Absence of Uptake and Prion-Like Spreading of Alpha-Synuclein and Tau After Intravitreal Injection of Preformed Fibrils

• Published in: Frontiers in aging neuroscience Vol. 12; p. 614587
• Main Authors: Veys, Lien, Van houcke, Jessie, Aerts, Jeroen, Van Pottelberge, Sophie, Mahieu, Michel, Coens, Audrey, Melki, Ronald, Moechars, Dieder, De Muynck, Louis, De Groef, Lies
• Format: Journal Article
• Language: English
• Published: Switzerland Frontiers Research Foundation 15.01.2021; Frontiers; Frontiers Media S.A
• Subjects: alpha-synuclein; Antibodies; Brain; Disease; Etiology; Extracellular matrix; Fibrils; Injection; intravitreal injection; Laboratories; Life Sciences; Microscopy; Neural networks; Neurodegenerative diseases; Neuropathy; Neuroscience; Prion protein; prion-like spreading; Protein folding; Proteins; Retina; Spreading; Synuclein; tau; Tau protein; Visual system; visual system; tau; intravitreal injection; alpha-synuclein; prion-like spreading
• ISSN: 1663-4365; 1663-4365
• DOI: 10.3389/fnagi.2020.614587

Although very different in etiology and symptoms, numerous neurodegenerative diseases can be classified as proteinopathies. More so, evidence indicates that the key misfolded proteins at the basis of different neuropathies might share common mechanisms of propagation. As such, the prion-like spreading of protein aggregates through the neural network is subject of intensive research focus and requires adequate models.

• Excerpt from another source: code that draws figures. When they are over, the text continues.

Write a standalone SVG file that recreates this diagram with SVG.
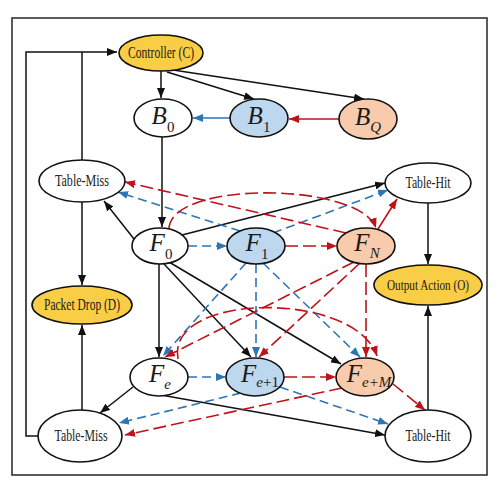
<svg xmlns="http://www.w3.org/2000/svg" width="500" height="500" viewBox="0 0 500 500">
<style>
.n{stroke:#111;stroke-width:1.6}
.w{fill:#fff}.y{fill:#f9cd45}.b{fill:#bdd7ee}.p{fill:#f8cbad}
.t{font-family:"Liberation Serif","Times New Roman",serif;font-size:16px;fill:#1a1a1a;text-anchor:middle}
.m{font-family:"Liberation Serif","Times New Roman",serif;font-size:25px;font-style:italic;fill:#1a1a1a;text-anchor:middle}
.s{font-size:15px;font-style:normal}
.si{font-size:15px;font-style:italic}
.k{stroke:#111;stroke-width:1.5;fill:none}
.kb{stroke:#2e75b6;stroke-width:1.6;fill:none}
.kr{stroke:#c0121b;stroke-width:1.6;fill:none}
.db{stroke-dasharray:9 5}
.dr{stroke-dasharray:13 5}
</style>
<defs>
<marker id="ak" viewBox="0 0 10 8" refX="10" refY="4" markerWidth="10" markerHeight="8" markerUnits="userSpaceOnUse" orient="auto"><path d="M0,0L10,4L0,8z" fill="#111"/></marker>
<marker id="ab" viewBox="0 0 10 8" refX="10" refY="4" markerWidth="10" markerHeight="8" markerUnits="userSpaceOnUse" orient="auto"><path d="M0,0L10,4L0,8z" fill="#2e75b6"/></marker>
<marker id="ar" viewBox="0 0 10 8" refX="10" refY="4" markerWidth="10" markerHeight="8" markerUnits="userSpaceOnUse" orient="auto"><path d="M0,0L10,4L0,8z" fill="#c0121b"/></marker>
</defs>
<rect x="12" y="18" width="475" height="457" fill="#fff" stroke="#333" stroke-width="1.6"/>
<g id="connectors">
<path class="k" d="M38,436H26V52H117" marker-end="url(#ak)"/>
<path class="k" d="M82,160V52"/>
<path class="k" d="M82,202V285" marker-end="url(#ak)"/>
<path class="k" d="M82,410V325" marker-end="url(#ak)"/>
<path class="k" d="M161,71V98" marker-end="url(#ak)"/>
<path class="k" d="M167,72L254,99" marker-end="url(#ak)"/>
<path class="k" d="M173,70L364,99" marker-end="url(#ak)"/>
<path class="k" d="M162,137V227" marker-end="url(#ak)"/>
<path class="k" d="M134,239L104,201" marker-end="url(#ak)"/>
<path class="k" d="M182,235L385,183" marker-end="url(#ak)"/>
<path class="k" d="M159,264V357" marker-end="url(#ak)"/>
<path class="k" d="M164,264L251,357" marker-end="url(#ak)"/>
<path class="k" d="M169,262L341,364" marker-end="url(#ak)"/>
<path class="k" d="M133,387L100,413" marker-end="url(#ak)"/>
<path class="k" d="M161,395L385,435" marker-end="url(#ak)"/>
<path class="k" d="M428,203V264" marker-end="url(#ak)"/>
<path class="k" d="M428,410V306" marker-end="url(#ak)"/>
<path class="kb" d="M230,118H193" marker-end="url(#ab)"/>
<path class="kr" d="M339,119H289" marker-end="url(#ar)"/>
<path class="kr" d="M378,229L397,199" marker-end="url(#ar)"/>
<path class="kb db" d="M188,246H227" marker-end="url(#ab)"/>
<path class="kb db" d="M240,231L118,192" marker-end="url(#ab)"/>
<path class="kb db" d="M273,233L388,190" marker-end="url(#ab)"/>
<path class="kb db" d="M246,263L163,356" marker-end="url(#ab)"/>
<path class="kb db" d="M256,264V357" marker-end="url(#ab)"/>
<path class="kb db" d="M263,263L360,357" marker-end="url(#ab)"/>
<path class="kb db" d="M188,377H226" marker-end="url(#ab)"/>
<path class="kb db" d="M241,393L119,423" marker-end="url(#ab)"/>
<path class="kb db" d="M280,387L388,424" marker-end="url(#ab)"/>
<path class="kr dr" d="M285,246H337" marker-end="url(#ar)"/>
<path class="kr dr" d="M284,377H336" marker-end="url(#ar)"/>
<path class="kr dr" d="M346,233L125,182" marker-end="url(#ar)"/>
<path class="kr dr" d="M169,229C170,180 360,182 376,228" marker-end="url(#ar)"/>
<path class="kr dr" d="M354,262L165,357" marker-end="url(#ar)"/>
<path class="kr dr" d="M360,263L259,357" marker-end="url(#ar)"/>
<path class="kr dr" d="M366,264V357" marker-end="url(#ar)"/>
<path class="kr dr" d="M178,359C165,292 355,290 377,356" marker-end="url(#ar)"/>
<path class="kr dr" d="M342,388L125,435" marker-end="url(#ar)"/>
<path class="kr dr" d="M393,384L425,410" marker-end="url(#ar)"/>
</g>
<g id="controller"><ellipse class="n y" cx="161" cy="53" rx="42" ry="18"/><text class="t" x="161" y="58" textLength="66" lengthAdjust="spacingAndGlyphs">Controller (C)</text></g>
<g id="B0"><ellipse class="n w" cx="163" cy="118" rx="29" ry="19"/><text class="m" x="163" y="124">B<tspan class="s" dy="8">0</tspan></text></g>
<g id="B1"><ellipse class="n b" cx="259" cy="118" rx="29" ry="19"/><text class="m" x="259" y="124">B<tspan class="s" dy="8">1</tspan></text></g>
<g id="BQ"><ellipse class="n p" cx="368" cy="119" rx="29" ry="20"/><text class="m" x="368" y="125">B<tspan class="si" dy="7">Q</tspan></text></g>
<g id="tablemiss1"><ellipse class="n w" cx="82" cy="181" rx="43" ry="21"/><text class="t" x="82" y="186" textLength="54" lengthAdjust="spacingAndGlyphs">Table-Miss</text></g>
<g id="tablehit1"><ellipse class="n w" cx="428" cy="183" rx="43" ry="20"/><text class="t" x="428" y="188" textLength="45" lengthAdjust="spacingAndGlyphs">Table-Hit</text></g>
<g id="F0"><ellipse class="n w" cx="160" cy="246" rx="28" ry="18"/><text class="m" x="161" y="251">F<tspan class="s" dy="8">0</tspan></text></g>
<g id="F1"><ellipse class="n b" cx="256" cy="246" rx="29" ry="18"/><text class="m" x="257" y="251">F<tspan class="s" dy="8">1</tspan></text></g>
<g id="FN"><ellipse class="n p" cx="366" cy="246" rx="29" ry="18"/><text class="m" x="367" y="251">F<tspan class="si" dy="7">N</tspan></text></g>
<g id="packetdrop"><ellipse class="n y" cx="82" cy="305" rx="50" ry="19"/><text class="t" x="82" y="310" textLength="76" lengthAdjust="spacingAndGlyphs">Packet Drop (D)</text></g>
<g id="outputaction"><ellipse class="n y" cx="428" cy="285" rx="54" ry="20"/><text class="t" x="428" y="290" style="font-size:14px" textLength="82" lengthAdjust="spacingAndGlyphs">Output Action (O)</text></g>
<g id="Fe"><ellipse class="n w" cx="159" cy="377" rx="29" ry="19"/><text class="m" x="160" y="382">F<tspan class="si" dy="7">e</tspan></text></g>
<g id="Fe1"><ellipse class="n b" cx="255" cy="377" rx="29" ry="19"/><text class="m" x="260" y="382">F<tspan class="si" dy="5">e</tspan><tspan class="s">+1</tspan></text></g>
<g id="FeM"><ellipse class="n p" cx="365" cy="377" rx="29" ry="19"/><text class="m" x="369" y="382">F<tspan class="si" dy="5">e+M</tspan></text></g>
<g id="tablemiss2"><ellipse class="n w" cx="80" cy="436" rx="42" ry="26"/><text class="t" x="81" y="441" textLength="53" lengthAdjust="spacingAndGlyphs">Table-Miss</text></g>
<g id="tablehit2"><ellipse class="n w" cx="428" cy="436" rx="43" ry="26"/><text class="t" x="428" y="441" textLength="45" lengthAdjust="spacingAndGlyphs">Table-Hit</text></g>
</svg>
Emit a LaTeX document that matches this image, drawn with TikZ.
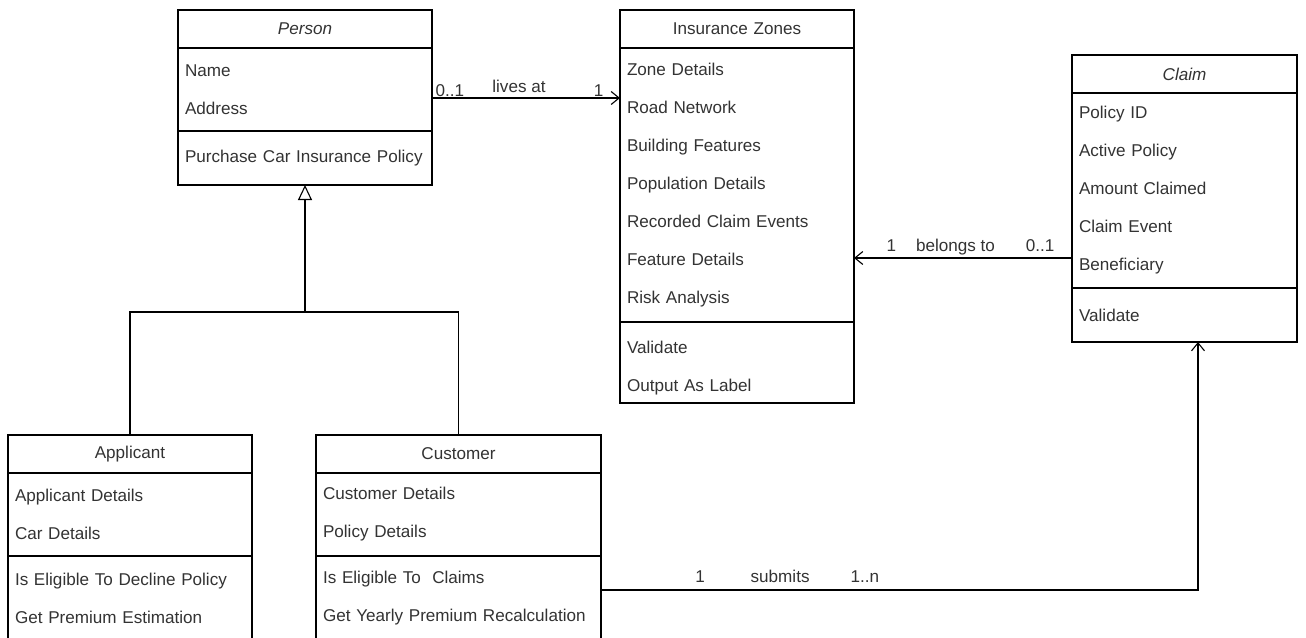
\documentclass[tikz,border=0pt]{standalone}
\usepackage{fontspec}
\setmainfont{Liberation Sans}
\usetikzlibrary{positioning, arrows.meta}
\hyphenpenalty=10000

\begin{document}
\begin{tikzpicture}[x=1pt, y=-1pt,
  every node/.style = {font=\fontsize{17.1}{38}\selectfont, text=black!80},
  classhead/.style = {shape=rectangle, draw=black, line width=1.1pt,
    inner xsep=7pt, inner ysep=0pt, outer sep=0pt, minimum height=38pt,
    text width=#1, align=center},
  classpart/.style 2 args = {shape=rectangle, draw=black, line width=1.1pt,
    inner xsep=7pt, inner ysep=0pt, outer sep=0pt, minimum height=#2,
    text width=#1, align=left},
  assoc/.style = {draw=black, line width=1.1pt,
    -{Straight Barb[length=8pt, width=13pt]}},
  inherit/.style = {draw=black, line width=1.1pt,
    -{Triangle[open, length=15pt, width=14pt, fill=white]}},
  mult/.style = {inner sep=2pt}]
  \path[use as bounding box, fill=white] (0,0) rectangle (1306,637);

  \node[classhead=240pt, anchor=north west] (person) at (178,10) {\textit{Person}};
  \node[classpart={240pt}{83pt}, below=0pt of person] (person-attr) {Name\\Address};
  \node[classpart={240pt}{54pt}, below=0pt of person-attr] (person-ops) {Purchase Car Insurance Policy};

  \node[classhead=220pt, anchor=north west] (zones) at (620,10) {Insurance Zones};
  \node[classpart={220pt}{274pt}, below=0pt of zones] (zones-attr)
    {Zone Details\\Road Network\\Building Features\\Population Details\\Recorded Claim Events\\Feature Details\\Risk Analysis};
  \node[classpart={220pt}{81pt}, below=0pt of zones-attr] (zones-ops) {\rule{0pt}{24pt}Validate\\Output As Label};

  \node[classhead=211pt, anchor=north west] (claim) at (1072,55) {\textit{Claim}};
  \node[classpart={211pt}{195pt}, below=0pt of claim] (claim-attr)
    {Policy ID\\Active Policy\\Amount Claimed\\Claim Event\\Beneficiary};
  \node[classpart={211pt}{54pt}, below=0pt of claim-attr] (claim-ops) {Validate};

  \node[classhead=230pt, anchor=north west] (applicant) at (8,435) {Applicant};
  \node[classpart={230pt}{83pt}, below=0pt of applicant] (applicant-attr) {Applicant Details\\Car Details};
  \node[classpart={230pt}{84pt}, below=0pt of applicant-attr] (applicant-ops)
    {Is Eligible To Decline Policy\\Get Premium Estimation};

  \node[classhead=271pt, anchor=north west] (customer) at (316,435) {Customer};
  \node[classpart={271pt}{83pt}, below=0pt of customer] (customer-attr) {Customer Details\\Policy Details};
  \node[classpart={271pt}{84pt}, below=0pt of customer-attr] (customer-ops)
    {Is Eligible To\ \ Claims\\Get Yearly Premium Recalculation};

  \coordinate (gen) at ([yshift=-127pt]person-ops.south);
  \draw[inherit] (applicant.north) |- (gen) -- (person-ops.south);
  \draw[draw=black, line width=1.1pt] (customer.north) |- (gen);

  \draw[assoc] ([yshift=-8.5pt]person-attr.east) coordinate (lives-from) -- (lives-from -| zones-attr.west)
    node[mult, pos=0, anchor=base west, xshift=1pt, yshift=2pt] (lives-src) {0..1}
    node[mult, midway, anchor=base, xshift=-7pt, yshift=6pt] (lives-lbl) {lives at}
    node[mult, pos=1, anchor=base east, xshift=-14pt, yshift=2pt] (lives-dst) {1};

  \draw[assoc] ([yshift=-67.5pt]claim-attr.west) coordinate (belongs-from) -- (belongs-from -| zones-attr.east)
    node[mult, pos=0, anchor=base east, xshift=-15pt, yshift=6.5pt] (belongs-src) {0..1}
    node[mult, midway, anchor=base, xshift=-7.5pt, yshift=6.5pt] (belongs-lbl) {belongs to}
    node[mult, pos=1, anchor=base west, xshift=30pt, yshift=6.5pt] (belongs-dst) {1};

  \draw[assoc] ([yshift=8pt]customer-ops.east) -| ([xshift=13.5pt]claim-ops.south)
    node[mult, pos=0.083, anchor=base, yshift=8pt] (submits-src) {1}
    node[mult, pos=0.150, anchor=base, yshift=8pt] (submits-lbl) {submits}
    node[mult, pos=0.221, anchor=base, yshift=8pt] (submits-dst) {1..n};
\end{tikzpicture}
\end{document}
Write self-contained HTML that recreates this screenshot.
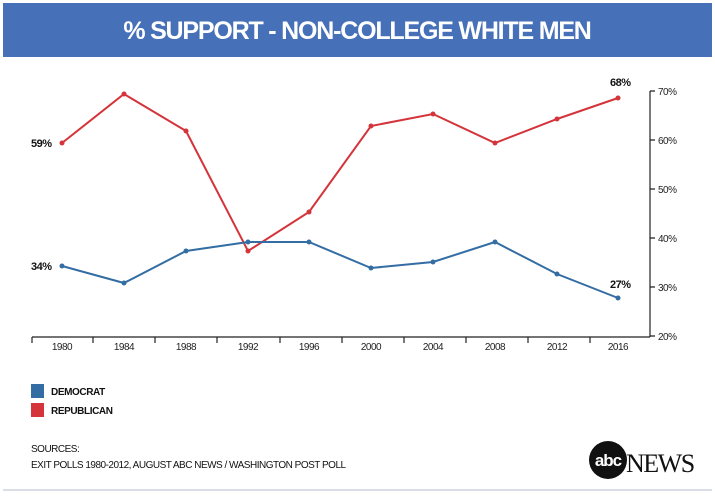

Here, we made use of the well-defined architecture and large accessibility of the visual system, of which the retinotopic connections represent a simple route of anterograde signaling and an elegant model to investigate transsynaptic, prion-like spreading. In two independent studies, uptake and seeding of alpha-synuclein and tau were examined after intravitreal injection of preformed fibrils. However, extracellular matrix components in the vitreous space and at the vitreoretinal surface appeared to act as a barrier for the entry of both fibrils into the retina. These results show that further experimental refinement is needed to fully realize the potential of the visual system as a model for studying the molecular and cellular mechanisms of anterograde, transsynaptic spreading of prion-like proteins.